● Your goal: Search the material below for the string "chart" and extract each line that has it.

..............................

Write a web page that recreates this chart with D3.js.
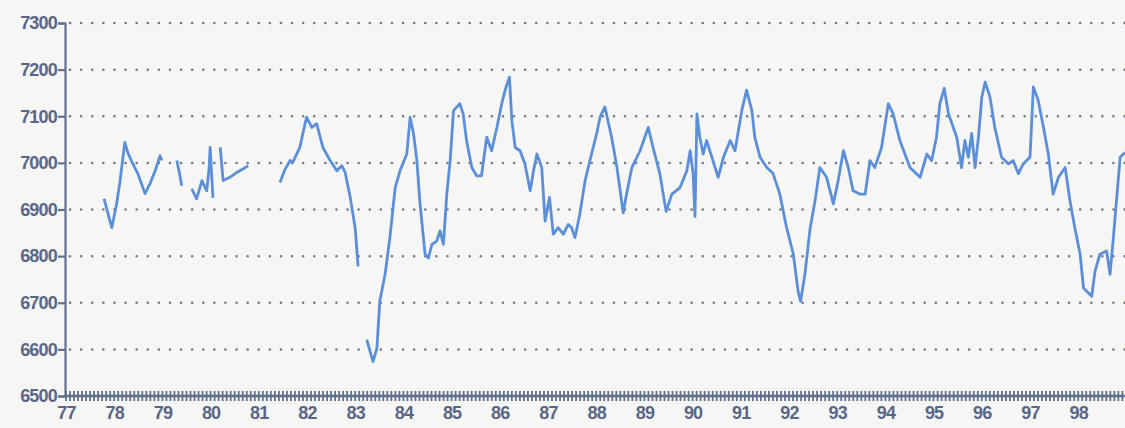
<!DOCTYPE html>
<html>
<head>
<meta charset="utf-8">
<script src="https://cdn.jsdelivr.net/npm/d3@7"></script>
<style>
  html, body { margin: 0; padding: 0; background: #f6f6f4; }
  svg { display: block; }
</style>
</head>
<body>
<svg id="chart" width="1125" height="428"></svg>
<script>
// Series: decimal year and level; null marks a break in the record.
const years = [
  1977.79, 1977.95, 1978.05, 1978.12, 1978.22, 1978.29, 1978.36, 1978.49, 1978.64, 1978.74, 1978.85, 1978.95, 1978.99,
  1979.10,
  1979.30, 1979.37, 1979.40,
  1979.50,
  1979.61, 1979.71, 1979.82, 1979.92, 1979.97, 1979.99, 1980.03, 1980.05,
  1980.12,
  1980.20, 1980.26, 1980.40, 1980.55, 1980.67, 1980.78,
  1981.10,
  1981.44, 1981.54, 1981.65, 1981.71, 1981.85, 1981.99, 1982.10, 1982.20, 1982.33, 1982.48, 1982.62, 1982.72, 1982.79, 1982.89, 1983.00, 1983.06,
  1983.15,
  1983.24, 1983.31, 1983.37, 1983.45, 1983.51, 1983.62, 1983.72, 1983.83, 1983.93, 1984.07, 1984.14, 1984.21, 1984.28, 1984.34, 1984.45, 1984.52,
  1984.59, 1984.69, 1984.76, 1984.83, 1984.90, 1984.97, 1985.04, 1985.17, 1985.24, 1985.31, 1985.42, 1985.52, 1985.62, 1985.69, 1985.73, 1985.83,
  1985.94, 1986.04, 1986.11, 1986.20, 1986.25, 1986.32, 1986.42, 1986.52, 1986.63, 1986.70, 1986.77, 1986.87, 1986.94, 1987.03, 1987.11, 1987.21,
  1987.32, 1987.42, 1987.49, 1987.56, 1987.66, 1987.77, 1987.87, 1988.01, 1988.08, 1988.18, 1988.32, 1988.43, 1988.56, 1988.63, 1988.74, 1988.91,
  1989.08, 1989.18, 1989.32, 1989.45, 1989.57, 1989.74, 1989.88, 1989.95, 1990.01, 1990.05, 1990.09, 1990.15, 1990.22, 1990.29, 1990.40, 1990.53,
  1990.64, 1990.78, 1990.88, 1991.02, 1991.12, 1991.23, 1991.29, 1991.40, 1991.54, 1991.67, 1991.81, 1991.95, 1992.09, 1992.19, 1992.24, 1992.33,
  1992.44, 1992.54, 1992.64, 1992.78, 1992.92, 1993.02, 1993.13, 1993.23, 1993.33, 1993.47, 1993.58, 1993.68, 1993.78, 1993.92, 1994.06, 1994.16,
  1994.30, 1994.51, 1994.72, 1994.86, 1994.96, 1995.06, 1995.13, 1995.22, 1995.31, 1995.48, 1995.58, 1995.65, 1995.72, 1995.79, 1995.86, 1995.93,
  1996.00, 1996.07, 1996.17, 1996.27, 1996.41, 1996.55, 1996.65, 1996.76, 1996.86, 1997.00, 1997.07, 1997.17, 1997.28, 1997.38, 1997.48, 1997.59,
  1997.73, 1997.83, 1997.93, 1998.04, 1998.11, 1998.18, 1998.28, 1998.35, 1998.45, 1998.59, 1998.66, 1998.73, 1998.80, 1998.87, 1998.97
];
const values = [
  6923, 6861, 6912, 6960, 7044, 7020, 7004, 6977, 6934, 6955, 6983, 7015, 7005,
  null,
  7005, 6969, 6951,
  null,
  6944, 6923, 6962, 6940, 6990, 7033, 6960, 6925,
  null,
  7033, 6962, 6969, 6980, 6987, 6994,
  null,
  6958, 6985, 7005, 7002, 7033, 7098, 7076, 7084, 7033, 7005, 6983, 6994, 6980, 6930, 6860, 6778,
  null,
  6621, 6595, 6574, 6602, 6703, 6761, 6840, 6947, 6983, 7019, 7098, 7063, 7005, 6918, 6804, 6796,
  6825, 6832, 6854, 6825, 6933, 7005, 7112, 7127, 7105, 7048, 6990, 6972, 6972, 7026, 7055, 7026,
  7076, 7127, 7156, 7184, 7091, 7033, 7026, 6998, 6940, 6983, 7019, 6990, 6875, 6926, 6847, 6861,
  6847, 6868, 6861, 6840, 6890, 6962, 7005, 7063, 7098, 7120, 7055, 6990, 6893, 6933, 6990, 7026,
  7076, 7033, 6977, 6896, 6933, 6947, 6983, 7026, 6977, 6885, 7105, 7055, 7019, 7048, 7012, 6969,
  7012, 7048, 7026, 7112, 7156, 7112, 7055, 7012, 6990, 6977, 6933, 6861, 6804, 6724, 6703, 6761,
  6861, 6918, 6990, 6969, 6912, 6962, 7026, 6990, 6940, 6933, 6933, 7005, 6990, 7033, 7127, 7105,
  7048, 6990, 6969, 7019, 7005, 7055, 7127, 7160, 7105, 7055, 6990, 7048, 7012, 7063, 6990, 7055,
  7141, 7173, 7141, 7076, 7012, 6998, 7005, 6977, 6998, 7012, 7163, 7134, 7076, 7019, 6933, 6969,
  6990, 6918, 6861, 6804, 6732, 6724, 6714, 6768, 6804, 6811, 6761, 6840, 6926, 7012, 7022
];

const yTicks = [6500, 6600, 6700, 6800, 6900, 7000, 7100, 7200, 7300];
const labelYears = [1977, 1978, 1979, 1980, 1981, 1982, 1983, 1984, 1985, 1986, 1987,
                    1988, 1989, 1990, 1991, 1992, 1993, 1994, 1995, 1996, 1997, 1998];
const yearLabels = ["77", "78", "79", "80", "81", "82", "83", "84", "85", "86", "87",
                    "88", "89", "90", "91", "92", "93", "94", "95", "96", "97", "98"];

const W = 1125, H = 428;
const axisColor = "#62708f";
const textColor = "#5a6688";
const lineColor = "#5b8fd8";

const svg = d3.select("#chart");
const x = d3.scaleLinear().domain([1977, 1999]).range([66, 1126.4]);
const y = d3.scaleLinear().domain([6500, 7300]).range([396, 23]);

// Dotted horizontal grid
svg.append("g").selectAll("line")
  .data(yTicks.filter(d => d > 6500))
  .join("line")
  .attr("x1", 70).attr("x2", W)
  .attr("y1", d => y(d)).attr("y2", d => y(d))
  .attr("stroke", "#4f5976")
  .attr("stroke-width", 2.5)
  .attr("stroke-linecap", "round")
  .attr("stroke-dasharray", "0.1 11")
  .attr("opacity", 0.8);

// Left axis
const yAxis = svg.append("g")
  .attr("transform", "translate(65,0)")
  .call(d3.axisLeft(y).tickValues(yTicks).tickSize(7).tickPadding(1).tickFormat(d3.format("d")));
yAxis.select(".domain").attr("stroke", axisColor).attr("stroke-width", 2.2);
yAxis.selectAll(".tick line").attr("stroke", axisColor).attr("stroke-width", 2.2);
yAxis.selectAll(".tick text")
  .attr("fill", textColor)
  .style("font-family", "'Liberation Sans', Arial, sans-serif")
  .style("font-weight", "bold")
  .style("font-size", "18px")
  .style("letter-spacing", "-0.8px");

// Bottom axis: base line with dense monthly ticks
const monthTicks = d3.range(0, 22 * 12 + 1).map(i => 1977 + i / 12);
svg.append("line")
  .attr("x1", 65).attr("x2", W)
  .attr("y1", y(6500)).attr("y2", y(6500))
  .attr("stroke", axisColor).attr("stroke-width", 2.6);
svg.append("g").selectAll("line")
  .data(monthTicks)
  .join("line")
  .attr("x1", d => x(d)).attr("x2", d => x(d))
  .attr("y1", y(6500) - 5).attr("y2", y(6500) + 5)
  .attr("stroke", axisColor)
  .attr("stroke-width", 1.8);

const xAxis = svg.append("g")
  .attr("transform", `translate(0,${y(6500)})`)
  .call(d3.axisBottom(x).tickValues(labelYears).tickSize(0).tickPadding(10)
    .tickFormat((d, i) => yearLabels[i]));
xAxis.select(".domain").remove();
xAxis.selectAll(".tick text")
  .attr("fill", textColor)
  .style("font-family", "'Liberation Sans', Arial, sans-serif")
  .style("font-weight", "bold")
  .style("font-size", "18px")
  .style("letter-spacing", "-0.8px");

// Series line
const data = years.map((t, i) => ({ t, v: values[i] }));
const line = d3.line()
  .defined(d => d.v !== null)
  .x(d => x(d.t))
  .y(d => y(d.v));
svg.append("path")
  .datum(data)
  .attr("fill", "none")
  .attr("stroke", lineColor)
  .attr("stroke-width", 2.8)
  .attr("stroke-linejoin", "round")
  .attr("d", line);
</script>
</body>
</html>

..............................

● Result of this task:
Write a web page that recreates this chart with D3.js.
<svg id="chart" width="1125" height="428"></svg>
const svg = d3.select("#chart");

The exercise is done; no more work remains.